WHAT YOU ARE ASKED TO DO
Count every line where "this" shows up, and give that number only.

SUPPLIED RECORDS
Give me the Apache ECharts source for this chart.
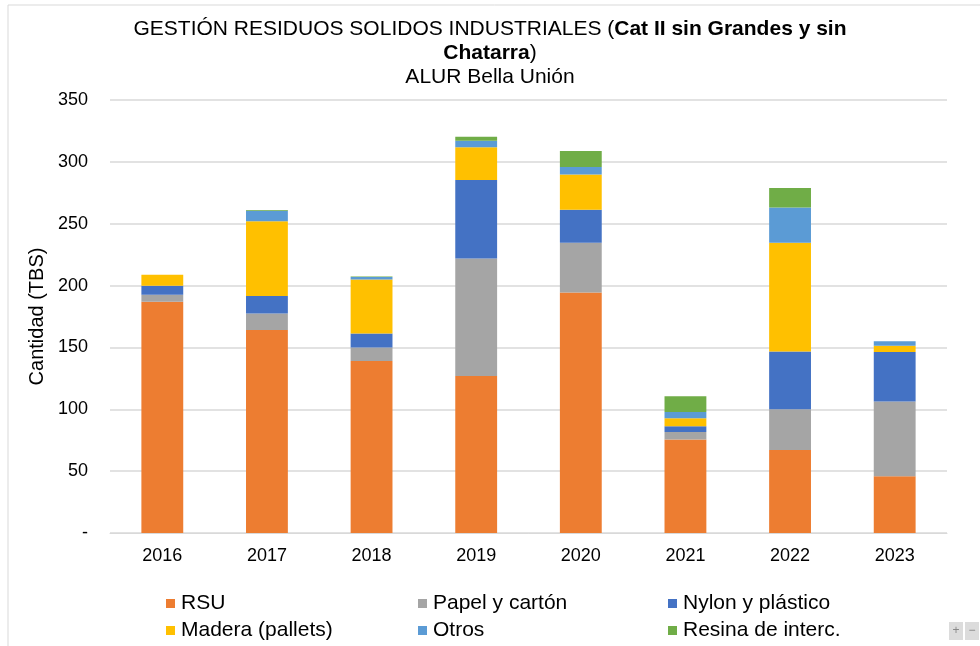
<!DOCTYPE html>
<html>
<head>
<meta charset="utf-8">
<script src="https://cdn.jsdelivr.net/npm/echarts@6/dist/echarts.min.js"></script>
<style>html,body{margin:0;padding:0;background:#fff}#c{width:980px;height:646px}</style>
</head>
<body>
<div id="c"></div>
<script>
const years = ['2016','2017','2018','2019','2020','2021','2022','2023'];
const rsu     = [187, 164, 139, 127, 194.4, 75.5, 67.1, 45.8];
const papel   = [5.5, 13.5, 11, 94.9, 40.2, 6.2, 32.9, 60.4];
const nylon   = [7.3, 14, 11.3, 63.4, 26.7, 4.6, 46.7, 40.2];
const madera  = [9, 60.4, 43.7, 26.6, 28.5, 6.4, 87.9, 4.9];
const otros   = [0, 8.6, 1.9, 5.2, 6, 5.2, 28.5, 3.7];
const resina  = [0, 0.5, 0.5, 3.2, 12.9, 12.6, 15.7, 0];
const yTicks = {min: 0, max: 350, interval: 50};

const F = '"Liberation Sans", Arial, sans-serif';
const seriesDefs = [
  ['RSU', rsu, '#ED7D31'],
  ['Papel y cartón', papel, '#A5A5A5'],
  ['Nylon y plástico', nylon, '#4472C4'],
  ['Madera (pallets)', madera, '#FFC000'],
  ['Otros', otros, '#5B9BD5'],
  ['Resina de interc.', resina, '#70AD47']
];
const legendCols = [166, 418, 668];
const legendRows = [593, 620];
const legends = seriesDefs.map((s, i) => ({
  left: legendCols[i % 3], top: legendRows[Math.floor(i / 3)], padding: 0,
  itemWidth: 9, itemHeight: 9, icon: 'rect', selectedMode: false,
  textStyle: {fontSize: 21, color: '#000', fontFamily: F, padding: [0, 0, 0, 1]},
  data: [s[0]]
}));
const chart = echarts.init(document.getElementById('c'));
chart.setOption({
  animation: false,
  textStyle: {fontFamily: F},
  title: {
    left: 'center', top: 12, itemGap: 4,
    text: '{n|GESTIÓN RESIDUOS SOLIDOS INDUSTRIALES (}{b|Cat II sin Grandes y sin}\n{b|Chatarra}{n|)}\n{n|ALUR Bella Unión}',
    textStyle: {
      fontSize: 21, fontFamily: F, lineHeight: 24, fontWeight: 'normal',
      rich: {
        n: {fontSize: 21, fontFamily: F, color: '#000', fontWeight: 'normal', lineHeight: 24},
        b: {fontSize: 21, fontFamily: F, color: '#000', fontWeight: 'bold', lineHeight: 24}
      }
    }
  },
  graphic: [
    {type: 'rect', shape: {x: 8, y: 5, width: 1000, height: 700}, style: {fill: 'none', stroke: '#d9d9d9', lineWidth: 1}, silent: true},
    {type: 'rect', shape: {x: 949, y: 622, width: 14, height: 18}, style: {fill: '#dcdcdc'}},
    {type: 'rect', shape: {x: 965, y: 622, width: 14, height: 18}, style: {fill: '#dcdcdc'}},
    {type: 'text', x: 956, y: 631, style: {text: '+', fill: '#888', fontSize: 12, align: 'center', verticalAlign: 'middle', fontFamily: F}},
    {type: 'text', x: 972, y: 631, style: {text: '−', fill: '#888', fontSize: 12, align: 'center', verticalAlign: 'middle', fontFamily: F}}
  ],
  legend: legends,
  grid: {left: 110, right: 33, top: 100, bottom: 113, containLabel: false},
  xAxis: {
    type: 'category', data: years,
    axisLine: {lineStyle: {color: '#d9d9d9', width: 1}},
    axisTick: {show: false},
    axisLabel: {color: '#000', fontSize: 18, margin: 14, fontFamily: F}
  },
  yAxis: {
    type: 'value', min: yTicks.min, max: yTicks.max, interval: yTicks.interval,
    name: 'Cantidad (TBS)', nameLocation: 'middle', nameGap: 61, nameRotate: 90,
    nameTextStyle: {fontSize: 20, color: '#000', fontFamily: F},
    axisLine: {show: false}, axisTick: {show: false},
    axisLabel: {color: '#000', fontSize: 18, margin: 22, fontFamily: F,
      formatter: v => v === 0 ? '-' : String(v)},
    splitLine: {lineStyle: {color: '#d9d9d9', width: 1.5}}
  },
  series: seriesDefs.map(s => ({
    name: s[0], type: 'bar', stack: 'a', data: s[1], barWidth: '40%',
    itemStyle: {color: s[2]}
  }))
});
</script>
</body>
</html>
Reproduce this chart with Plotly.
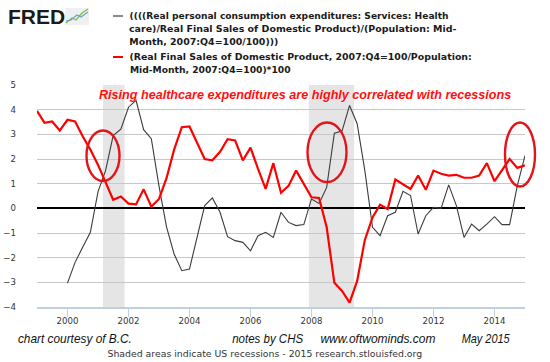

TASK RESPONSE
2